Rien à tirer de ce côté-là.
Comme ce matin.
Nous avons passé une tête, joyeuse uniquement par le symptôme d’un regard brillant, dans le chambranle d’une boutique amie, celle du fleuriste par exemple, ravis de constater sa réouverture, promesse de bouquets poétiques.
Mais l’ère glaciaire n’a pas encore atteint son point critique de dégel et l’enthousiasme sera pour plus tard, quand le thermomètre du PIB – et des achats-plaisir compulsifs – reprendra des couleurs. Si la CGT le veut bien.
Mais ce matin, il n’y aura eu qu’un endroit, un seul, fidèle à son rôle, où par dizaines, nous aurons été assurés de retrouver un peu de réconfort et de bonne humeur.
Cela aura été chez le coiffeur.
L’Histoire, celle avec un grand H, retiendra une foule de faits sérieux, tragiques, dramatiques, tragi-comiques, pathétiques et j’en passe.
Il y aura eu, à côté, en ce 1er jour – historique – de déconfinement, le vernaculaire, les petits faits de rien du tout
Il y aura eu, des coups de ciseaux et des coups de brosses roulées sous le souffle chaud du sèche-cheveux.

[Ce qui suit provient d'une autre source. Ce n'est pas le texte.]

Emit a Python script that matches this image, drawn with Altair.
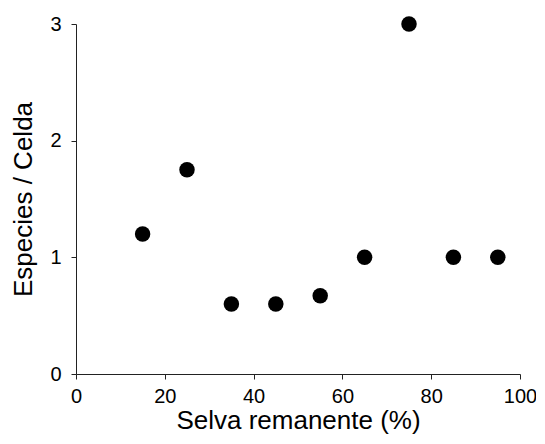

Des gestes précis, qui, point par point, requinquent, restaurent, redonnent du lustre.
Tiens, tiens !
Encore quelques héros sans trompette, rescapés de l’inactivité forcée en attendant les masques, qui participent, peignes et pinceaux à la main, comme des sabres au clair, bacs et casques en défense, comme des boucliers, à la reconquête d’une envie d’en découdre.
Au moins avec une bonne tête. Celle de l’emploi, il faut l’espérer.
Une fois cette bataille, certes très cosmétique, pliée.
Une fois la porte du salon soigneusement refermée.
Le soleil retrouve son zénith au cerveau ; et dans son hémisphère droit et dans son hémisphère gauche.
Enfin ! Cheveux au vent !
Par cette grâce capillaire, la combativité libérée, le masque, arraché avec rage, malmené et étrillé sous les assauts de petits poings vengeurs, tombe, vaincu, dans la première corbeille à déchets à portée de tir.